Ele entende ainda que as redes estatais devem ser usadas pelo governo para
estimular a competição de oferta de capacidade no atacado e acha que a Anatel
não pode mais adiar a redefinição dos custos das redes de telecomunicações, além
de atuar mais incisivamente para a abertura dessa infraestrutura.

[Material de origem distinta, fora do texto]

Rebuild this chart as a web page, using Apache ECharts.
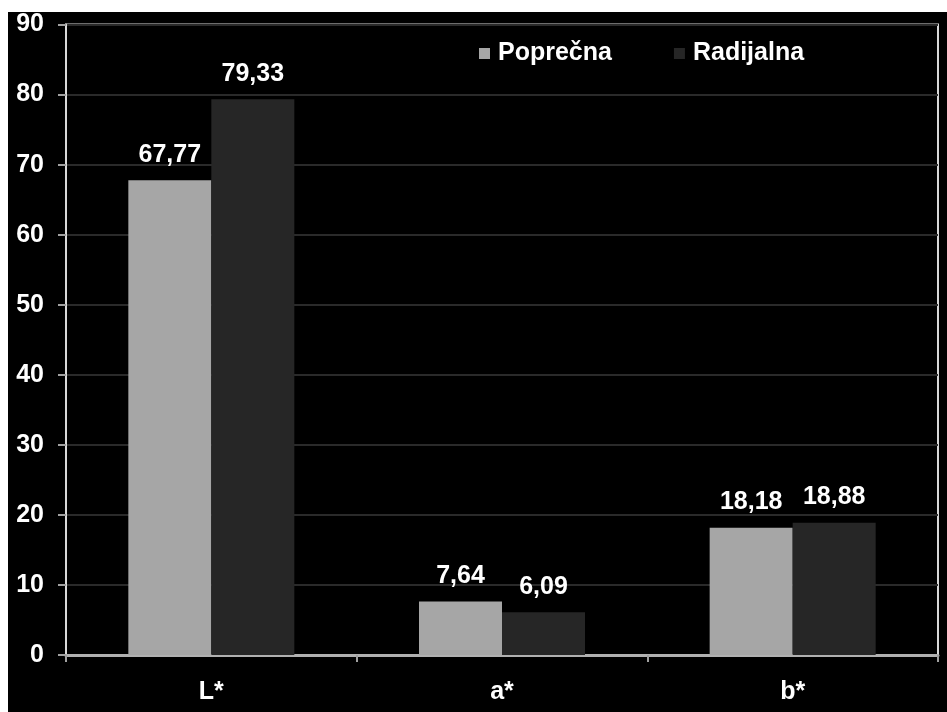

Tele.Sintese - Quais são os gargalos para a massificação da banda larga no
país e de que forma a Anatel pode contribuir para a discussão que está sendo
travada pelo governo?
João Rezende - A Anatel está participando dos debates, integrando a comissão
formada pelo governo. A partir da elaboração do Plano Nacional de Banda Larga,
haverá muitos pontos para a Anatel atuar. Resumidamente, teremos que incentivar
a concorrência e principalmente facilitar as interconexões a seus custos com os
pequenos provedores. Isso pensando na banda larga na ponta. Precisa-se hoje
atingir maior capilaridade, utilizando-se os meios privados, que já existem.
Tele.Síntese - Não há ainda uma certa resistência do governo em usar as teles
privadas para participarem desse programa de anda larga?

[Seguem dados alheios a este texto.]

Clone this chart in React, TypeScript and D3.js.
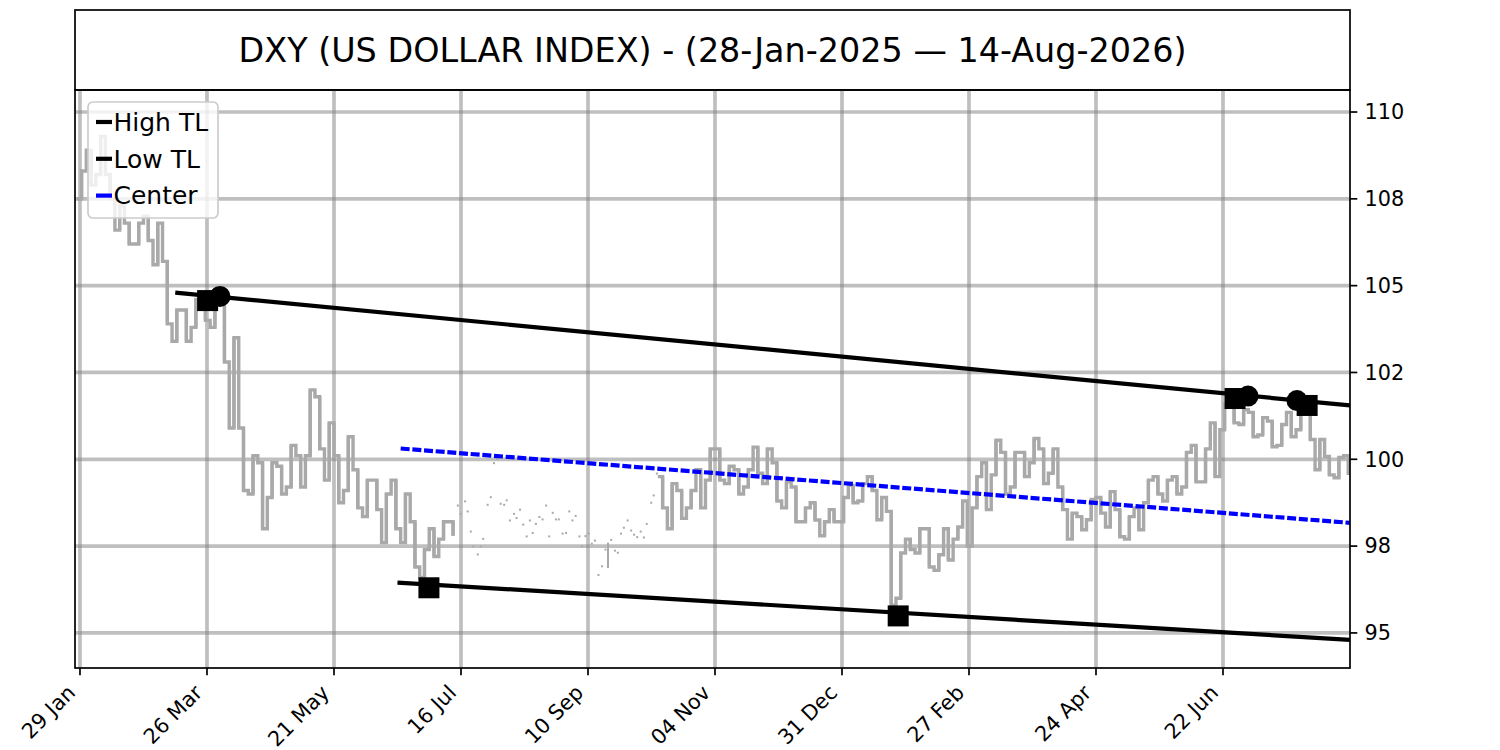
import React from "react";
import * as d3 from "d3";

const TITLE = "DXY (US DOLLAR INDEX) - (28-Jan-2025 — 14-Aug-2026)";

// x axis is a trading-session index, one label every 40 sessions
const xTickBars = [1, 41, 81, 121, 161, 201, 241, 281, 321, 361];
const xTickLabels = ["29 Jan", "26 Mar", "21 May", "16 Jul", "10 Sep", "04 Nov", "31 Dec", "27 Feb", "24 Apr", "22 Jun"];
const yTickValues = [95, 97.5, 100, 102.5, 105, 107.5, 110];
const yTickLabels = ["95", "98", "100", "102", "105", "108", "110"];

// price range per block of 3 sessions (null = only scattered prints)
const barStep = 3;
const priceLow: (number | null)[] = [
  107.5, 107.9, 108.2, 107.5, 106.6, 106.2, 106.2, 106.3, 105.6, 103.9,
  103.4, 103.4, 103.8, 104.0, 103.8, 102.8, 100.9, 99.1, 99.0, 98.0,
  98.9, 99.0, 99.2, 99.2, 100.1, 100.3, 99.4, 98.75, 99.1, 98.6,
  98.35, 98.55, 97.6, 98.0, 97.6, 96.9, 96.6, 97.2, 97.7, 97.8,
  null, null, null, null, null, null, null, null, null, null,
  null, null, null, null, null, null, null, null, null, null,
  null, 98.6, 98.0, 98.3, 98.6, 98.6, 99.4, 99.4, 99.3, 99.0,
  99.2, 99.6, 99.3, 98.8, 98.6, 98.2, 98.2, 98.25, 97.8, 98.2,
  98.2, 98.75, 98.8, 99.1, 98.26, 95.8, 96.0, 97.4, 97.3, 96.9,
  96.8, 97.1, 97.7, 97.5, 98.6, 98.55, 99.55, 99.0, 99.2, 99.5,
  99.9, 99.3, 99.6, 98.55, 97.7, 97.97, 98.26, 98.45, 98.05, 97.77,
  97.7, 97.97, 98.75, 99.0, 98.8, 99.0, 99.2, 99.35, 99.35, 99.5,
  100.85, 101.05, 101.0, 100.65, 100.7, 100.36, 100.4, 100.65, 100.85, 100.57,
  99.7, 99.55, 99.47, 99.55,
];
const priceHigh: (number | null)[] = [
  108.3, 108.9, 109.3, 108.2, 107.3, 106.8, 106.8, 107.0, 106.8, 105.7,
  104.3, 104.3, 104.6, 104.8, 104.9, 104.7, 103.5, 100.9, 100.1, 99.9,
  99.9, 99.8, 100.4, 100.1, 102.0, 101.8, 101.05, 100.1, 100.65, 99.7,
  99.4, 99.4, 99.0, 99.4, 99.0, 98.2, 97.4, 98.0, 98.2, 98.2,
  null, null, null, null, null, null, null, null, null, null,
  null, null, null, null, null, null, null, null, null, null,
  null, 99.5, 99.3, 99.1, 99.1, 99.7, 100.3, 100.3, 99.8, 99.7,
  99.7, 100.35, 100.3, 99.9, 99.35, 99.2, 98.6, 98.75, 98.2, 98.55,
  98.9, 99.25, 99.3, 99.5, 98.9, 98.5, 97.3, 97.7, 98.0, 98.0,
  97.25, 98.0, 98.05, 98.8, 99.5, 99.9, 100.55, 100.2, 100.2, 100.2,
  100.6, 100.3, 100.3, 99.2, 98.45, 98.35, 98.84, 98.9, 99.07, 98.55,
  98.35, 98.6, 99.4, 99.5, 99.4, 99.5, 100.2, 100.4, 100.3, 101.05,
  101.6, 101.7, 101.43, 101.35, 101.2, 101.1, 101.0, 101.35, 101.43, 101.43,
  100.57, 100.08, 100.05, 100.1,
];

// scattered prints in the thin summer stretch
const sparseBar = [
  120.0, 120.9, 122.3, 123.1, 124.1, 124.9, 126.3, 127.2, 128.0, 129.4,
  130.4, 131.4, 132.4, 133.5, 134.6, 135.4, 136.4, 137.7, 138.5, 139.6,
  140.6, 141.7, 142.7, 143.6, 144.6, 145.7, 146.7, 147.8, 148.8, 149.9,
  150.9, 151.8, 153.0, 154.1, 155.1, 156.1, 157.1, 158.3, 159.1, 160.2,
  161.2, 162.2, 163.2, 164.3, 165.4, 166.5, 167.3, 168.3, 169.5, 170.4,
  171.4, 172.3, 173.5, 174.6, 175.5, 176.5, 177.6, 178.6, 179.5, 180.9,
  181.7, 182.7,
];
const sparseLow = [
  98.64, 98.40, 98.76, 98.47, 97.89, 97.46, 97.23, 97.46, 97.68, 98.66,
  98.88, 99.86, 99.99, 98.69, 98.66, 98.79, 98.21, 98.40, 98.28, 98.52,
  98.09, 97.75, 98.21, 97.85, 98.11, 98.31, 98.24, 98.64, 97.75, 98.43,
  98.24, 98.24, 97.83, 97.85, 98.47, 98.21, 98.34, 97.75, 97.46, 97.76,
  97.83, 97.54, 97.63, 96.64, 96.89, 97.37, 96.87, 97.65, 97.34, 97.28,
  97.83, 98.00, 98.21, 97.92, 97.80, 97.73, 97.89, 97.72, 98.11, 98.72,
  98.93, 99.56,
];
const sparseHigh = [
  98.64, 98.40, 98.76, 98.47, 97.89, 97.46, 97.23, 97.46, 97.68, 98.66,
  98.88, 99.86, 99.99, 98.69, 98.66, 98.79, 98.21, 98.40, 98.28, 98.52,
  98.09, 97.75, 98.21, 97.85, 98.11, 98.31, 98.24, 98.64, 97.75, 98.43,
  98.24, 98.24, 97.83, 97.85, 98.47, 98.21, 98.34, 97.75, 97.46, 97.76,
  97.83, 97.54, 97.63, 96.64, 96.89, 97.37, 97.60, 97.65, 97.34, 97.28,
  97.83, 98.00, 98.21, 97.92, 97.80, 97.73, 97.89, 97.72, 98.11, 98.72,
  98.93, 99.56,
];

// trend lines (session index, value)
const highTLBars = [31, 401];
const highTLValues = [104.8, 101.55];
const lowTLBars = [101, 401];
const lowTLValues = [96.45, 94.8];
const centerBars = [102, 401];
const centerValues = [100.31, 98.17];

// pivot markers
const highSquareBars = [41.2, 364.8, 387.5];
const highSquareValues = [104.57, 101.75, 101.55];
const highCircleBars = [45.1, 368.9, 384.3];
const highCircleValues = [104.69, 101.82, 101.69];
const lowSquareBars = [110.9, 258.7];
const lowSquareValues = [96.3, 95.49];

const legendNames = ["High TL", "Low TL", "Center"];
const legendColors = ["black", "black", "blue"];

const W = 1500;
const H = 750;
const left = 75;
const right = 1350;
const top = 90;
const bottom = 668;
const FONT = "DejaVu Sans";
const GRAY = "#a9a9a9";

type Pt = { b: number; v: number } | null;

export default function App() {
  const x = d3.scaleLinear().domain([-0.57, 401]).range([left, right]);
  const y = d3.scaleLinear().domain([93.99, 110.634]).range([bottom, top]);

  const pts: Pt[] = [];
  priceLow.forEach((lo, j) => {
    const hi = priceHigh[j];
    if (lo == null || hi == null) {
      pts.push(null);
      return;
    }
    const a = j % 2 === 0 ? lo : hi;
    const c = j % 2 === 0 ? hi : lo;
    pts.push({ b: j * barStep, v: a }, { b: j * barStep + barStep / 2, v: c });
  });
  const stepLine = d3
    .line<Pt>()
    .defined((d) => d !== null)
    .x((d) => x(d!.b))
    .y((d) => y(d!.v))
    .curve(d3.curveStepAfter);

  const seg = (bars: number[], vals: number[]) =>
    d3.line<number>().x((b) => x(b)).y((_, i) => y(vals[i]))(bars) ?? "";

  const sq = 21;

  return (
    <svg
      width={W}
      height={H}
      style={{ position: "absolute", left: 0, top: 0, background: "white" }}
      fontFamily={FONT}
    >
      <defs>
        <clipPath id="plot">
          <rect x={left} y={top} width={right - left} height={bottom - top} />
        </clipPath>
      </defs>
      <rect width={W} height={H} fill="white" />

      {/* title box */}
      <rect x={left} y={10} width={right - left} height={top - 10} fill="white" stroke="black" strokeWidth={1.7} />
      <text x={(left + right) / 2} y={50} dy="0.35em" textAnchor="middle" fontSize={33.4}>
        {TITLE}
      </text>

      {/* grid */}
      <g stroke="#808080" strokeOpacity={0.5} strokeWidth={3.7}>
        {xTickBars.map((b) => (
          <line key={"gx" + b} x1={x(b)} x2={x(b)} y1={top} y2={bottom} />
        ))}
        {yTickValues.map((v) => (
          <line key={"gy" + v} x1={left} x2={right} y1={y(v)} y2={y(v)} />
        ))}
      </g>

      <g clipPath="url(#plot)">
        {/* session ranges + step path */}
        {priceLow.map((lo, j) => {
          const hi = priceHigh[j];
          if (lo == null || hi == null) return null;
          return (
            <rect
              key={"r" + j}
              x={x(j * barStep + barStep / 2) - 1.6}
              y={y(hi)}
              width={3.2}
              height={y(lo) - y(hi)}
              fill={GRAY}
            />
          );
        })}
        <path d={stepLine(pts) ?? ""} fill="none" stroke={GRAY} strokeWidth={3.4} />
        {sparseBar.map((b, i) => {
          const y1 = y(sparseHigh[i]);
          const y2 = y(sparseLow[i]);
          return (
            <rect
              key={"sp" + i}
              x={x(b) - 1}
              y={Math.min(y1, y2 - 2)}
              width={2}
              height={Math.max(2, y2 - y1)}
              fill={GRAY}
            />
          );
        })}

        <path d={seg(highTLBars, highTLValues)} stroke="black" strokeWidth={4.2} fill="none" />
        <path d={seg(lowTLBars, lowTLValues)} stroke="black" strokeWidth={4.2} fill="none" />
        <path d={seg(centerBars, centerValues)} stroke="blue" strokeWidth={4.2} strokeDasharray="9,2.7" fill="none" />

        {highSquareBars.map((b, i) => (
          <rect key={"hs" + i} x={x(b) - sq / 2} y={y(highSquareValues[i]) - sq / 2} width={sq} height={sq} fill="black" />
        ))}
        {lowSquareBars.map((b, i) => (
          <rect key={"ls" + i} x={x(b) - sq / 2} y={y(lowSquareValues[i]) - sq / 2} width={sq} height={sq} fill="black" />
        ))}
        {highCircleBars.map((b, i) => (
          <circle key={"hc" + i} cx={x(b)} cy={y(highCircleValues[i])} r={10.5} fill="black" />
        ))}
      </g>

      {/* frame */}
      <rect x={left} y={top} width={right - left} height={bottom - top} fill="none" stroke="black" strokeWidth={1.7} />

      {/* x axis */}
      <g>
        {xTickBars.map((b, i) => (
          <g key={"xt" + b}>
            <line x1={x(b)} x2={x(b)} y1={bottom} y2={bottom + 7.3} stroke="black" strokeWidth={1.7} />
            <text
              transform={`translate(${x(b) - 3.5},${bottom + 26}) rotate(-45)`}
              textAnchor="end"
              fontSize={20.8}
            >
              {xTickLabels[i]}
            </text>
          </g>
        ))}
      </g>

      {/* y axis on the right */}
      <g>
        {yTickValues.map((v, i) => (
          <g key={"yt" + v}>
            <line x1={right} x2={right + 7.3} y1={y(v)} y2={y(v)} stroke="black" strokeWidth={1.7} />
            <text x={right + 14.6} y={y(v)} dy="0.35em" fontSize={20.8}>
              {yTickLabels[i]}
            </text>
          </g>
        ))}
      </g>

      {/* legend */}
      <g>
        <rect x={88} y={102} width={130} height={116} rx={5} fill="white" fillOpacity={0.8} stroke="#cccccc" strokeWidth={1.7} />
        {legendNames.map((name, i) => {
          const cy = 122 + i * 36.8;
          return (
            <g key={name}>
              <line x1={96} x2={112} y1={cy} y2={cy} stroke={legendColors[i]} strokeWidth={4.2} />
              <text x={113.5} y={cy} dy="0.35em" fontSize={25}>
                {name}
              </text>
            </g>
          );
        })}
      </g>
    </svg>
  );
}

João Rezende - Acho que não deveria. Até porque se somarmos todas as
infraestruturas estatais, elas não dariam conta. As elétricas e as próprias
empresas privadas têm uma capilaridade grande de investimento em infratestrutura
de rede.
Tele.Síntese - Como o sr. vê o uso das redes estatais, como Eletronet, e
demais fibras da Petrobrás, etc.
Rezende - Acho que essas fibras estatais podem aumentar a concorrência,face sua
presença. Essa infraestrutura estatal pode ter um importante papel de competição
e o papel da Anatel será o de regular toda essa nova relação. Uma das práticas
mais saudáveis para o mercado deve ser a de dar transparência e agilidade para a
questão da interconexão. Uma empresa tem rede, ela é obrigada a compartilhar com
outros, a custos razoáveis. Mas só isso não resolve o problema da banda larga,
pois temos na ponta o consumidor.
Tele.Síntese - E o que falta para se alcançar o consumidor?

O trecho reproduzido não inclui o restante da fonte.